State emblems generally constitute the symbol of the sovereignty of a State. They frequently contain heraldic elements, such as a lion, an eagle, the sun, etc. It is understood that the category of “other State emblems” comprises the escutcheons of reigning Houses, as well as emblems of States included in a Federative State. However, emblems of lower public bodies (such as municipalities) and signs adopted for a limited period of time (for instance, for the celebration of a State anniversary) are not covered.

===Article 6ter(2): Official signs and hallmarks indicating control and warranty adopted by States===
This clause extends the protection to emblems, abbreviations, and names of international intergovernmental organizations, provided these are communicated to the member states through the International Bureau of the World Intellectual Property Organization (WIPO). Similar to state emblems, these cannot be registered or used without proper authorization.

The purpose of official signs and hallmarks indicating control and warranty is to certify that a State or an organization duly appointed by a State to that effect has checked that certain goods meet specific standards or have a given level of quality.
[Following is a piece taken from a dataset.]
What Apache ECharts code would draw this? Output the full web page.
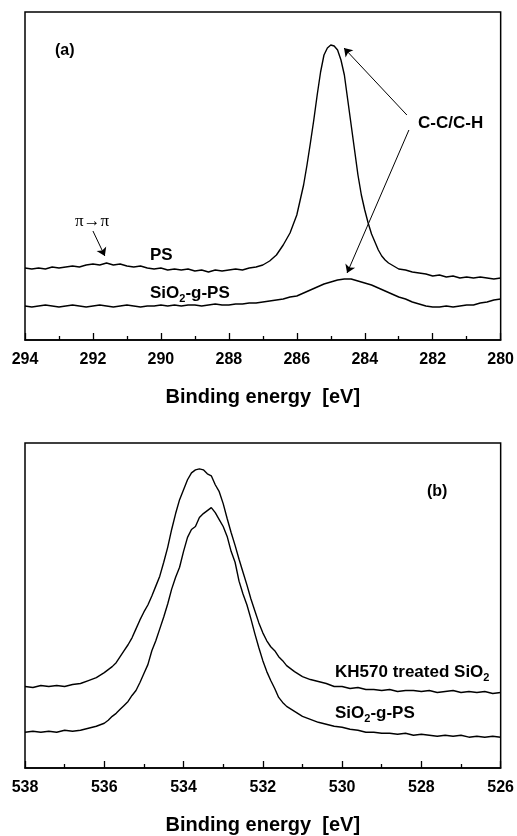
<!DOCTYPE html>
<html>
<head>
<meta charset="utf-8">
<script src="https://cdn.jsdelivr.net/npm/echarts@6/dist/echarts.min.js"></script>
<style>
  html, body { margin: 0; padding: 0; background: #fff; }
  #main { width: 517px; height: 836px; }
</style>
</head>
<body>
<div id="main"></div>
<script>
// (a) C1s region, arbitrary intensity units
var psEnergy = [294.0,293.8,293.6,293.4,293.2,293.0,292.8,292.6,292.4,292.2,292.0,291.8,291.6,291.4,291.2,291.0,290.8,290.6,290.4,290.2,290.0,289.8,289.6,289.4,289.2,289.0,288.8,288.6,288.4,288.2,288.0,287.8,287.6,287.4,287.2,287.0,286.8,286.6,286.4,286.2,286.0,285.9,285.8,285.7,285.6,285.5,285.4,285.3,285.2,285.1,285.0,284.95,284.9,284.85,284.8,284.7,284.6,284.5,284.4,284.3,284.2,284.1,284.0,283.9,283.8,283.7,283.6,283.5,283.4,283.3,283.2,283.0,282.8,282.6,282.4,282.2,282.0,281.8,281.6,281.4,281.2,281.0,280.8,280.6,280.4,280.2,280.0];
var psIntensity = [72,71,72,71,73,72,73,74,73,75,76,75,77,75,76,74,73,74,72,71,72,70,71,70,71,69,70,68,70,69,70,71,70,72,73,75,79,85,95,107,125,140,155,175,197,220,245,268,285,292,295,296,294,295,290,280,265,240,215,190,165,145,130,117,106,98,90,84,80,77,75,71,70,68,67,66,64,65,63,64,62,63,62,63,62,61,62];

var gpsEnergyA = [294.0,293.8,293.6,293.4,293.2,293.0,292.8,292.6,292.4,292.2,292.0,291.8,291.6,291.4,291.2,291.0,290.8,290.6,290.4,290.2,290.0,289.8,289.6,289.4,289.2,289.0,288.8,288.6,288.4,288.2,288.0,287.8,287.6,287.4,287.2,287.0,286.8,286.6,286.4,286.2,286.0,285.8,285.6,285.4,285.2,285.0,284.8,284.6,284.4,284.2,284.0,283.8,283.6,283.4,283.2,283.0,282.8,282.6,282.4,282.2,282.0,281.8,281.6,281.4,281.2,281.0,280.8,280.6,280.4,280.2,280.0];
var gpsIntensityA = [34,33,34,35,34,33,34,35,34,33,34,35,34,33,34,35,34,33,34,34,35,34,35,34,35,35,34,35,36,35,35,36,36,37,37,38,39,40,41,43,44,47,50,53,56,58,60,61,61,59,57,55,52,49,46,43,41,38,36,34,33,33,34,33,34,35,35,37,38,40,41];

// (b) O1s region
var khEnergy = [538.0,537.8,537.6,537.4,537.2,537.0,536.8,536.6,536.4,536.2,536.0,535.9,535.8,535.7,535.6,535.5,535.4,535.3,535.2,535.1,535.0,534.9,534.8,534.7,534.6,534.5,534.4,534.3,534.2,534.1,534.0,533.9,533.8,533.7,533.6,533.5,533.45,533.4,533.35,533.3,533.2,533.1,533.0,532.9,532.8,532.7,532.6,532.5,532.4,532.3,532.2,532.1,532.0,531.9,531.8,531.7,531.6,531.5,531.4,531.3,531.2,531.0,530.8,530.6,530.4,530.2,530.0,529.8,529.6,529.4,529.2,529.0,528.8,528.6,528.4,528.2,528.0,527.8,527.6,527.4,527.2,527.0,526.8,526.6,526.4,526.2,526.0];
var khIntensity = [82,81,83,82,83,82,84,85,88,91,96,99,102,106,112,118,124,131,140,149,157,164,173,183,193,207,222,240,256,270,280,290,297,300,301,300,298,296,298,294,285,278,266,251,237,224,210,197,184,170,158,146,136,128,122,118,112,108,103,100,97,92,89,87,85,82,82,80,81,79,79,78,79,77,78,78,77,78,76,77,78,76,77,76,77,75,76];

var gpsEnergyB = [538.0,537.8,537.6,537.4,537.2,537.0,536.8,536.6,536.4,536.2,536.0,535.9,535.8,535.7,535.6,535.5,535.4,535.3,535.2,535.1,535.0,534.9,534.8,534.7,534.6,534.5,534.4,534.3,534.2,534.1,534.0,533.9,533.8,533.7,533.6,533.5,533.4,533.3,533.25,533.2,533.1,533.0,532.9,532.8,532.7,532.6,532.5,532.4,532.3,532.2,532.1,532.0,531.9,531.8,531.7,531.6,531.5,531.4,531.2,531.0,530.8,530.6,530.4,530.2,530.0,529.8,529.6,529.4,529.2,529.0,528.8,528.6,528.4,528.2,528.0,527.8,527.6,527.4,527.2,527.0,526.8,526.6,526.4,526.2,526.0];
var gpsIntensityB = [36,37,36,37,36,38,37,38,40,42,45,48,52,55,59,63,67,73,78,86,95,104,118,128,140,152,165,180,192,202,218,232,240,243,252,256,259,262,260,257,250,243,233,218,207,188,175,164,150,135,121,108,97,88,80,71,66,62,57,52,49,46,44,42,41,39,38,36,36,35,35,34,35,33,34,33,32,33,32,33,31,32,31,32,31];

var xTicksA = {min: 280, max: 294, interval: 2};
var xTicksB = {min: 526, max: 538, interval: 2};

function pairs(xs, ys) {
    return xs.map(function(x, i) { return [x, ys[i]] })
}

var font = "'Liberation Sans', Arial, sans-serif";
var black = "#000";

function xAxisFor(idx, ticks, gap) {
    return {
        gridIndex: idx, type: "value", inverse: true,
        min: ticks.min, max: ticks.max, interval: ticks.interval,
        name: "Binding energy  [eV]", nameLocation: "middle", nameGap: gap,
        nameTextStyle: {fontFamily: font, fontWeight: "bold", fontSize: 20, color: black},
        axisLine: {show: true, lineStyle: {color: black, width: 1.5}},
        axisTick: {show: true, inside: true, length: 7, lineStyle: {color: black, width: 1.3}},
        minorTick: {show: true, splitNumber: 2, length: 4, lineStyle: {color: black, width: 1.3}},
        axisLabel: {fontFamily: font, fontWeight: "bold", fontSize: 16, color: black, margin: 12, showMinLabel: true, showMaxLabel: true},
        splitLine: {show: false}, minorSplitLine: {show: false}
    }
}

function yAxisFor(idx, max) {
    return {gridIndex: idx, type: "value", min: 0, max: max, show: false, splitLine: {show: false}}
}

var lineBase = {type: "line", showSymbol: false, symbol: "none", smooth: false, animation: false,
    lineStyle: {color: black, width: 1.4}, itemStyle: {color: black}};

var arrowStyle = {symbol: ["none", "arrow"], symbolSize: 8, silent: true, animation: false,
    lineStyle: {color: black, width: 1, type: "solid"}, label: {show: false}};

var sub = {s: {fontSize: 11, fontWeight: "bold", fontFamily: font, verticalAlign: "bottom", lineHeight: 10}};

var chart = echarts.init(document.getElementById("main"), null, {renderer: "canvas"});
chart.setOption({
    backgroundColor: "#fff",
    animation: false,
    grid: [
        {left: 25, right: 15, top: 12, height: 328, show: true, borderColor: black, borderWidth: 1.5, backgroundColor: "transparent"},
        {left: 25, right: 15, top: 443, height: 327, show: true, borderColor: black, borderWidth: 1.5, backgroundColor: "transparent"}
    ],
    xAxis: [xAxisFor(0, xTicksA, 47), xAxisFor(1, xTicksB, 47)],
    yAxis: [yAxisFor(0, 328), yAxisFor(1, 327)],
    series: [
        Object.assign({}, lineBase, {name: "PS", xAxisIndex: 0, yAxisIndex: 0, data: pairs(psEnergy, psIntensity),
            markLine: Object.assign({}, arrowStyle, {data: [
                [{coord: [282.76, 225]}, {coord: [284.61, 292]}],
                [{coord: [282.70, 210]}, {coord: [284.52, 67]}],
                [{coord: [292.0, 109]}, {coord: [291.65, 84]}]
            ]})}),
        Object.assign({}, lineBase, {name: "SiO2-g-PS (a)", xAxisIndex: 0, yAxisIndex: 0, data: pairs(gpsEnergyA, gpsIntensityA)}),
        Object.assign({}, lineBase, {name: "KH570 treated SiO2", xAxisIndex: 1, yAxisIndex: 1, data: pairs(khEnergy, khIntensity)}),
        Object.assign({}, lineBase, {name: "SiO2-g-PS (b)", xAxisIndex: 1, yAxisIndex: 1, data: pairs(gpsEnergyB, gpsIntensityB)})
    ],
    graphic: [
        {type: "text", left: 55, top: 43, style: {text: "(a)", font: "bold 16px " + font, fill: black}},
        {type: "text", left: 418, top: 115, style: {text: "C-C/C-H", font: "bold 17px " + font, fill: black}},
        {type: "text", left: 75, top: 213, style: {text: "π→π", font: "17px 'Liberation Serif', serif", fill: black}},
        {type: "text", left: 150, top: 247, style: {text: "PS", font: "bold 17px " + font, fill: black}},
        {type: "text", left: 150, top: 282, style: {text: "SiO{s|2}-g-PS", font: "bold 17px " + font, fill: black, rich: sub, lineHeight: 22}},
        {type: "text", left: 427, top: 484, style: {text: "(b)", font: "bold 16px " + font, fill: black}},
        {type: "text", left: 335, top: 661, style: {text: "KH570 treated SiO{s|2}", font: "bold 17px " + font, fill: black, rich: sub, lineHeight: 22}},
        {type: "text", left: 335, top: 702, style: {text: "SiO{s|2}-g-PS", font: "bold 17px " + font, fill: black, rich: sub, lineHeight: 22}}
    ]
});
</script>
</body>
</html>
Official signs and hallmarks indicating control and warranty exist in several States with respect to precious metals or products such as butter, cheese, meat, electrical equipment, etc. In principle, official signs and hallmarks indicating control and warranty may also apply to services, for instance those relating to education or tourism, etc. Only signs and hallmarks adopted by a State itself are eligible for the application of Article 6ter.

===Article 6ter(3): Armorial bearings, flags, emblems, names, and abbreviations of IGOs of which one or more States party to the Paris Convention are members===
Under this provision, the countries of the Union undertake to prohibit the unauthorized use of emblems and names which are of such a nature as to mislead the public about the existence of a connection between the user and the organizations mentioned in Article 6ter(2).

The protection does not extend to signs of IGOs which are already the subject of international agreements in force, intended to ensure their protection. Examples of such agreements are the Geneva Convention for the Amelioration of the Condition of the Wounded and Sick in Armed Forces (1949) which protects the emblems of the Red Cross, or the Nairobi Treaty on the Protection of the Olympic Symbol (1981).

==Procedure==

The procedure for invoking Article 6ter protection involves a state party to the Paris Convention or an intergovernmental organization of which one or more member States are party to the Paris Convention, notifying WIPO of the emblems or marks it wishes to protect.

WIPO then communicates this information to all member countries in the form of a semi-annual electronic publication in the Article 6ter Express Database on the WIPO website.

Under each record of the database, the category of the sign concerned, as well as the entity (State or IGO) having requested its communication, is published in English and French, together with the reproduction of the sign and any relevant information (contact details, classification of the figurative elements, etc.).

The date of publication, also mentioned in the record, is considered to constitute the date of receipt of the communication by any party bound to apply Article 6ter. Consequently, the time periods provided for in Article 6ter(4) and (6) of the Paris Convention are calculated as of that date of publication.

The countries must then take measures to prevent the use or registration of trademarks that include or imitate these emblems.

However, after publication of the signs, any party bound to apply Article 6ter may, within a period of twelve months following the date of publication, issue an objection to the protection of a particular sign (Article 6ter(4)).

The following are examples of grounds on which objections have been based:
- the sign is not a symbol of sovereignty of the communicating State
- the sign does not constitute a hallmark for products
- the sign pertains to a lower entity
- an earlier trademark right is already protected in the jurisdiction

Information concerning objections (the name of the objecting State and the date of the objection) is reflected in the bibliographical data of the sign, in the Article 6ter Express Database.

A party that issued an objection is not under an obligation to apply Article 6ter to the sign concerned. Protection of such a sign in the parties that did not issue an objection is not affected.

==Implications and enforcement==

Each member country is responsible for implementing Article 6ter into their national law, which can involve legislation, administrative procedures, or both.

==Challenges==

Despite its intentions, the application of Article 6ter can be challenging. The determination of what constitutes an emblem of an international organization and the scope of "misleading" can be subjective and vary between jurisdictions. Moreover, enforcement relies heavily on the vigilance and legal frameworks of individual member states.

==Search==

The Article 6ter Express Database is a publicly available and free-of-charge database, which allows for the search of any sign that has been communicated under that provision (including withdrawn signs). Searches can be made by State, name of the requesting entity, category of the signs, Vienna Classification or Circular number (for signs communicated before March 2009). The database does not constitute a registry, but merely an information tool.